Code that draws figures
◇ ◇ ◇ ◇ ◇

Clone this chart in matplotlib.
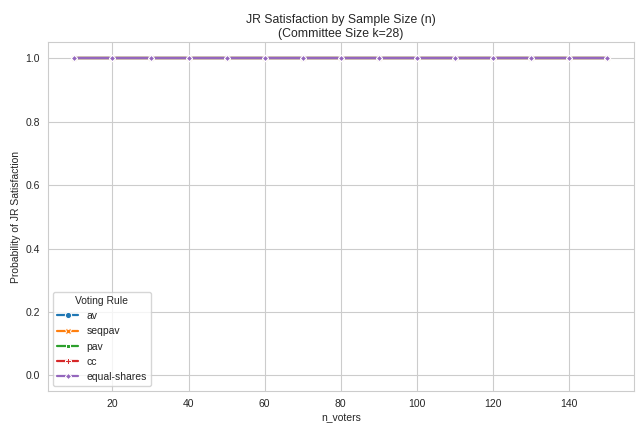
import matplotlib
matplotlib.use("Agg")
import matplotlib.pyplot as plt
import seaborn as sns
import pandas as pd

n_voters = [10, 20, 30, 40, 50, 60, 70, 80, 90, 100, 110, 120, 130, 140, 150]
rules = ["av", "seqpav", "pav", "cc", "equal-shares"]
jr_prob = {
    "av": [1.0] * 15,
    "seqpav": [1.0] * 15,
    "pav": [1.0] * 15,
    "cc": [1.0] * 15,
    "equal-shares": [1.0] * 15,
}

rows = []
for r in rules:
    for n, p in zip(n_voters, jr_prob[r]):
        rows.append({"n_voters": n, "jr": p, "Voting Rule": r})
df = pd.DataFrame(rows)

sns.set_style("whitegrid")
plt.rcParams["font.family"] = ["Liberation Sans", "DejaVu Sans"]
fig, ax = plt.subplots(figsize=(6.37, 4.24), dpi=100)
sns.lineplot(data=df, x="n_voters", y="jr", hue="Voting Rule", style="Voting Rule",
             markers=True, dashes=False, linewidth=1.6, markersize=4.5, ax=ax)
ax.set_ylim(-0.05, 1.05)
ax.set_xlabel("n_voters", fontsize=7.5, labelpad=2.5)
ax.set_ylabel("Probability of JR Satisfaction", fontsize=7.5, labelpad=3)
ax.set_title("JR Satisfaction by Sample Size (n)\n(Committee Size k=28)", fontsize=8.8,
             linespacing=1.25, pad=4)
ax.tick_params(labelsize=7.5, pad=2.2)
leg = ax.legend(title="Voting Rule", loc="lower left", fontsize=7.5, title_fontsize=7.5)
fig.subplots_adjust(left=0.075, right=0.995, top=0.9, bottom=0.077)
fig.savefig("out.png", dpi=100)
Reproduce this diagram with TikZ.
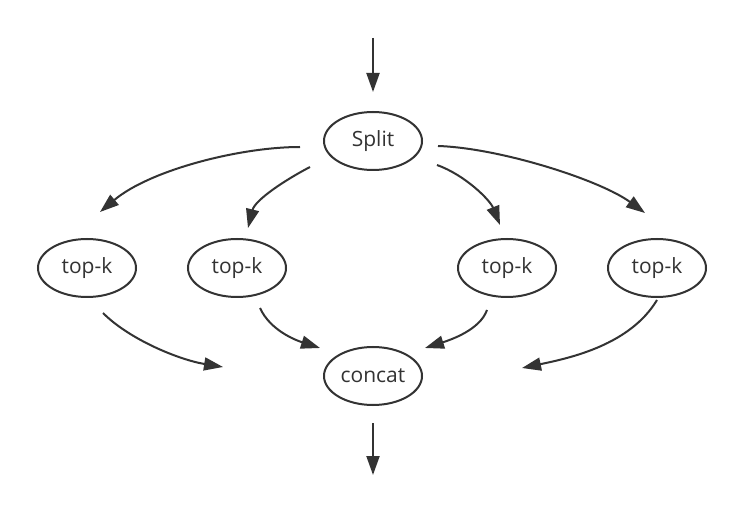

◇ ◇ ◇ ◇ ◇

Your answer should be a single number: the count of lines containing the word "this".

2